Setzkorn adds that it is not for the faint-hearted and even an experienced climber like himself still finds it scary.
“Coming down, there are three areas where you abseil, and on the middle part there’s a section where you swing out over the edge, where you literally have a dead drop all the way to the bottom. When you swing over that edge, it’s very scary,” he says.
Another rock climber, Richard Morsbach has also started a rock climbing company called Namib Adventure. Setzkorn adds that there is huge potential for rock climbing in other parts of Namibia.
“Waterberg has great potential but we don’t have proper access to it yet. I’ve been talking to the ministry of environment to try and get access,” he says.

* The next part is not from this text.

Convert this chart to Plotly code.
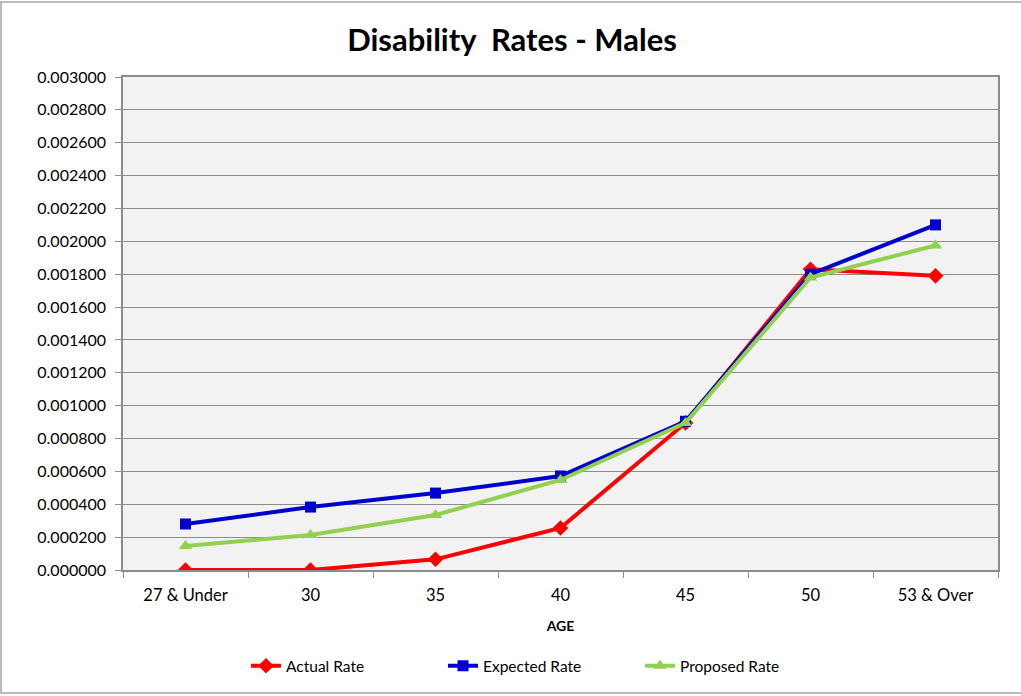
import plotly.graph_objects as go

categories = ["27 & Under", "30", "35", "40", "45", "50", "53 & Over"]
actual_rate = [0.000000, 0.000000, 0.000065, 0.000256, 0.000895, 0.001830, 0.001790]
expected_rate = [0.000280, 0.000383, 0.000468, 0.000572, 0.000905, 0.001800, 0.002100]
proposed_rate = [0.000146, 0.000213, 0.000335, 0.000548, 0.000895, 0.001780, 0.001975]
y_ticks = [i * 0.0002 for i in range(16)]

FONT = "Lato"
fig = go.Figure()
fig.add_trace(go.Scatter(x=categories, y=actual_rate, name="Actual Rate", mode="lines+markers",
                         line=dict(color="#FF0000", width=4),
                         marker=dict(symbol="diamond", size=12, color="#FF0000")))
fig.add_trace(go.Scatter(x=categories, y=expected_rate, name="Expected Rate", mode="lines+markers",
                         line=dict(color="#0000CC", width=4),
                         marker=dict(symbol="square", size=11, color="#0000CC")))
fig.add_trace(go.Scatter(x=categories, y=proposed_rate, name="Proposed Rate", mode="lines+markers",
                         line=dict(color="#92D050", width=4),
                         marker=dict(symbol="triangle-up", size=12, color="#92D050")))

fig.update_layout(
    width=1021, height=696,
    margin=dict(l=123, r=23, t=77, b=126),
    paper_bgcolor="white", plot_bgcolor="#F2F2F2",
    font=dict(family=FONT, size=15, color="black"),
    title=dict(text="<b>Disability\u00a0 Rates - Males</b>", x=512 / 1021, xref="container", xanchor="center",
               y=1 - 40 / 696, yref="container", yanchor="middle",
               font=dict(family=FONT, size=31, color="black")),
    showlegend=True,
    legend=dict(orientation="h", x=(246 - 123) / 875, xanchor="left", y=-0.195, yanchor="middle",
                font=dict(family=FONT, size=15.5, color="black"), bgcolor="rgba(0,0,0,0)",
                entrywidth=152, traceorder="normal"),
    xaxis=dict(type="category", tickson="boundaries", ticks="outside", ticklen=6,
               tickcolor="#8C8C8C", showline=True, linecolor="#8C8C8C", linewidth=1.5,
               mirror=True, showgrid=False, range=[-0.5, 6.5], ticklabelstandoff=9,
               tickfont=dict(family=FONT, size=16.5),
               title=dict(text="<b>AGE</b>", font=dict(family=FONT, size=14), standoff=18)),
    yaxis=dict(range=[0, 0.003], tickvals=y_ticks, tickformat=".6f", ticks="outside", ticklen=6,
               tickcolor="#8C8C8C", showline=True, linecolor="#8C8C8C", linewidth=1.5,
               mirror=True, showgrid=True, gridcolor="#8C8C8C", gridwidth=1, zeroline=False,
               ticklabelstandoff=6,
               tickfont=dict(family=FONT, size=16)),
)

fig.add_shape(type="rect", xref="paper", yref="paper",
              x0=(1 - 123) / 875, x1=(1030 - 123) / 875,
              y0=(570 - 693) / 493, y1=(570 - 2) / 493,
              line=dict(color="#A6A6A6", width=1.5), fillcolor="rgba(0,0,0,0)", layer="below")

fig.write_html("out.html")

“Another place that is quite unique is Lake Guinas near Tsumeb. It’s a really cool place for climbing and it’s what we call deep water soloing, which is a version of climbing where you don’t use any gear – you just climb and when you fall off the rock, you fall into the water. Thus far it has mainly been a fun thing we do now and then, but I’m actually doing my first tour there this coming month,” he says.